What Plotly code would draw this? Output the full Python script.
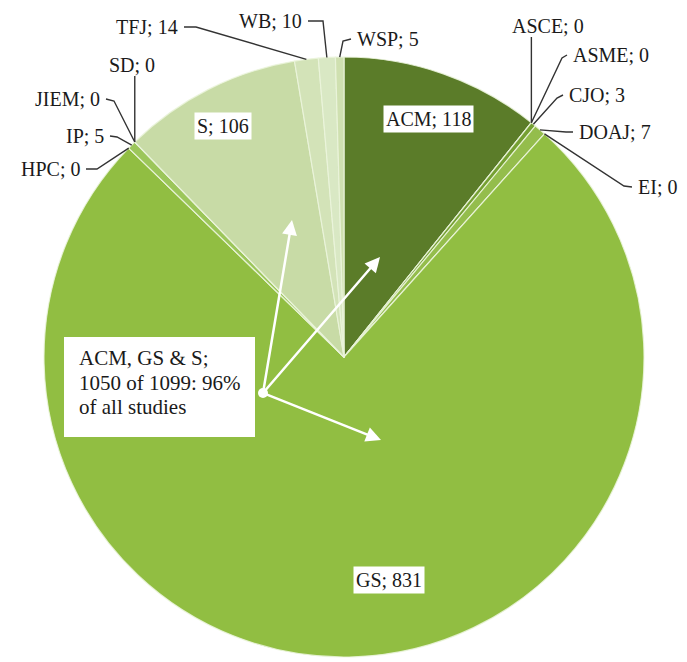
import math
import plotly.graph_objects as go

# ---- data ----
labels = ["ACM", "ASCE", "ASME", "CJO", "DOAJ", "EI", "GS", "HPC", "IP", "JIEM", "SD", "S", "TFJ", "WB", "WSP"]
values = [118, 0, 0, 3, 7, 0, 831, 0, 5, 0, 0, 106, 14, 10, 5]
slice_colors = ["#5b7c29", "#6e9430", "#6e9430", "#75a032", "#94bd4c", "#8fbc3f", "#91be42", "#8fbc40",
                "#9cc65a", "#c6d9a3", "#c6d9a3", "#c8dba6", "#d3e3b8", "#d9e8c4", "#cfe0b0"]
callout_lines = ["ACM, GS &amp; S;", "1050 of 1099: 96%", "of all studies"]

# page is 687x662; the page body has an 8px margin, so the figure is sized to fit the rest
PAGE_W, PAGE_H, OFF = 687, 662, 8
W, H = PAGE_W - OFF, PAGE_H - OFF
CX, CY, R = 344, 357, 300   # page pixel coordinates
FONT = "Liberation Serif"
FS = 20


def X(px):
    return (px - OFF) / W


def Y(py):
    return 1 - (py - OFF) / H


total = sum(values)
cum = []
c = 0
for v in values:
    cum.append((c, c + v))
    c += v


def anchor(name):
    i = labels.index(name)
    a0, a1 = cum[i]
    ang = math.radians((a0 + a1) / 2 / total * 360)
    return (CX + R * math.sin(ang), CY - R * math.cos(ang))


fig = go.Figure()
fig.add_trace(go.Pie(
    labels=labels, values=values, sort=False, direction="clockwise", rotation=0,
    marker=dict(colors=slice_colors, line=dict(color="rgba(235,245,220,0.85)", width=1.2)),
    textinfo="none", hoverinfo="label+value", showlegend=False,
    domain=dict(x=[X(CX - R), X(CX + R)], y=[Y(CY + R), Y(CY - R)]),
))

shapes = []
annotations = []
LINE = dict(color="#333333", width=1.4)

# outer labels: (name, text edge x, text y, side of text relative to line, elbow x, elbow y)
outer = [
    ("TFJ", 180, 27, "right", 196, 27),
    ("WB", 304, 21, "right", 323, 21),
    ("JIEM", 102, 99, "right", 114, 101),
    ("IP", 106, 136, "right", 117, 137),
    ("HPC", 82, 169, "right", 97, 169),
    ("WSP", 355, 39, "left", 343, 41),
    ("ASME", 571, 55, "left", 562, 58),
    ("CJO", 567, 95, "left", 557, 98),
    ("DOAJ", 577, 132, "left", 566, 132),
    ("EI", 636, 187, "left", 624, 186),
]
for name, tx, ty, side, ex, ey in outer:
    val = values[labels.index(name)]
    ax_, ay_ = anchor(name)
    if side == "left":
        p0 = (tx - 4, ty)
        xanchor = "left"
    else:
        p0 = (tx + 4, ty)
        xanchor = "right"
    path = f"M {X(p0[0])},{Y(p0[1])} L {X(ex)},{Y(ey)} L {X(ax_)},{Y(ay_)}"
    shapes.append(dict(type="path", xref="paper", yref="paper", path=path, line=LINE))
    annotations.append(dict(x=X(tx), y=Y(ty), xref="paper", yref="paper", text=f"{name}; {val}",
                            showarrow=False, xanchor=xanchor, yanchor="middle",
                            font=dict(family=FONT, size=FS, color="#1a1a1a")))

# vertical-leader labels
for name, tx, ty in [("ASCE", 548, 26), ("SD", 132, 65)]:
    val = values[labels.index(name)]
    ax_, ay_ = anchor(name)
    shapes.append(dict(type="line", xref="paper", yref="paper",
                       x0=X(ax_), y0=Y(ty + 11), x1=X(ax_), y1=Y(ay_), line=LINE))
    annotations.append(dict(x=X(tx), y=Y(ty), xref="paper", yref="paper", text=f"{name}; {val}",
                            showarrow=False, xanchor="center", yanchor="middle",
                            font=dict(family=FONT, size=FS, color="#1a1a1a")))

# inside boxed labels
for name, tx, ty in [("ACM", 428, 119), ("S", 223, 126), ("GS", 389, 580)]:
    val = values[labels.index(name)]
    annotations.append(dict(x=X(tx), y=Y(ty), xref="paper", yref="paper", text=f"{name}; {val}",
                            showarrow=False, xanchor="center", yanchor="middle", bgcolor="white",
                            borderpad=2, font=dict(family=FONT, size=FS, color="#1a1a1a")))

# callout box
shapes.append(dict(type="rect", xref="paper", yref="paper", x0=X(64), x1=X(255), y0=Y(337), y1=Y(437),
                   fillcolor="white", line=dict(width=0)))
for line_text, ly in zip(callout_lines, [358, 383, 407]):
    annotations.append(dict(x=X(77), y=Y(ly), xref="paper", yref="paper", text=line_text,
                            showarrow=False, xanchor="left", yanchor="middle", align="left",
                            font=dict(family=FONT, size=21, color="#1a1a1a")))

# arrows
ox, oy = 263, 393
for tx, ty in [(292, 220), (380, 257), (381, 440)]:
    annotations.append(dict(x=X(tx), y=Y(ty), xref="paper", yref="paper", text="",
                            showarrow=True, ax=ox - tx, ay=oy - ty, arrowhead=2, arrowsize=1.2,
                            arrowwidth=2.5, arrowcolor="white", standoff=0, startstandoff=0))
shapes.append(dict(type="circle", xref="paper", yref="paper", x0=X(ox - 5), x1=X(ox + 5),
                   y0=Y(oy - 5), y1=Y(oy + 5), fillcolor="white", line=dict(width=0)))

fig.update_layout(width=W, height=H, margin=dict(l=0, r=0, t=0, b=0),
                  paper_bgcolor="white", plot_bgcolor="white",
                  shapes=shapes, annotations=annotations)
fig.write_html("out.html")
...
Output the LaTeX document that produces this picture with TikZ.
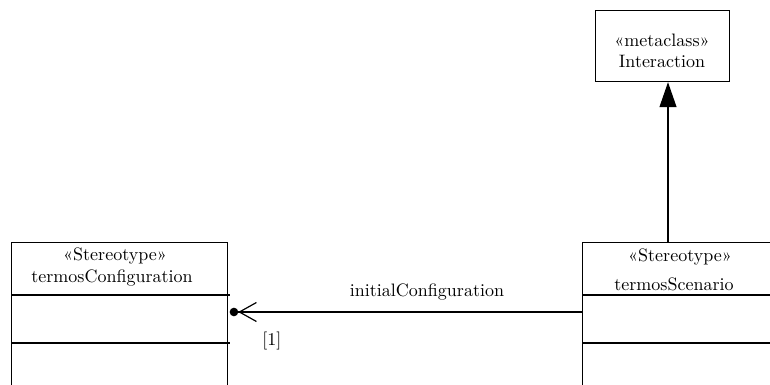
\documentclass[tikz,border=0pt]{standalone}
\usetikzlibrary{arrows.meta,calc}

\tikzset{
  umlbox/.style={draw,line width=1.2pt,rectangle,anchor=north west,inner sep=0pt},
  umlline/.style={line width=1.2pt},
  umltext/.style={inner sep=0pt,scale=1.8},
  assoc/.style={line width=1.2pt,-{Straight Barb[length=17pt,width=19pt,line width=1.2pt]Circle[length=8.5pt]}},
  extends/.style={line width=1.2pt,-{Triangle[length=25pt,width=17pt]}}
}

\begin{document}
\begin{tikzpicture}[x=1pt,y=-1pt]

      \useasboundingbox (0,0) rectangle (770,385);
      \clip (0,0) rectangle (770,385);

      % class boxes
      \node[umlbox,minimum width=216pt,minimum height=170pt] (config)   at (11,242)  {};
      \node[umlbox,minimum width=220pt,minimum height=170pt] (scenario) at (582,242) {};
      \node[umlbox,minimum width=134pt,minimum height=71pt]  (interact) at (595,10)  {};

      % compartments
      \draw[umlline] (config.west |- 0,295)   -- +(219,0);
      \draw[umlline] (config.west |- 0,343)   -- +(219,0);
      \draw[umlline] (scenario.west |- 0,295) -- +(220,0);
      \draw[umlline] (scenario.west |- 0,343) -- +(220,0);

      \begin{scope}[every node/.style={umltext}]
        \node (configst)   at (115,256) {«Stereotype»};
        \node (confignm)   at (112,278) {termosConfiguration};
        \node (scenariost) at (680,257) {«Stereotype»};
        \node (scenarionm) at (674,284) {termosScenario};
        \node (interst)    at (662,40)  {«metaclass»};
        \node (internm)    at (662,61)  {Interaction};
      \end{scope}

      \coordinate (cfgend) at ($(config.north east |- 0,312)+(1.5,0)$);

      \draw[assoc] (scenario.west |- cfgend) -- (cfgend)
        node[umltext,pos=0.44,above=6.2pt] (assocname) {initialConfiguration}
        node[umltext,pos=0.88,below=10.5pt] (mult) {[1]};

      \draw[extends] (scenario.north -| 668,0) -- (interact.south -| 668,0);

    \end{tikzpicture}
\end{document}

◆ The exercise ◆
The material above holds pictures; leave them out. Repeat exactly the lines from the one containing "What Plotly code" through the one containing "import plotly.graph_objects as go", and nothing else.

◆ Response to the exercise ◆
What Plotly code would draw this? Output the full Python script.
import math
import plotly.graph_objects as go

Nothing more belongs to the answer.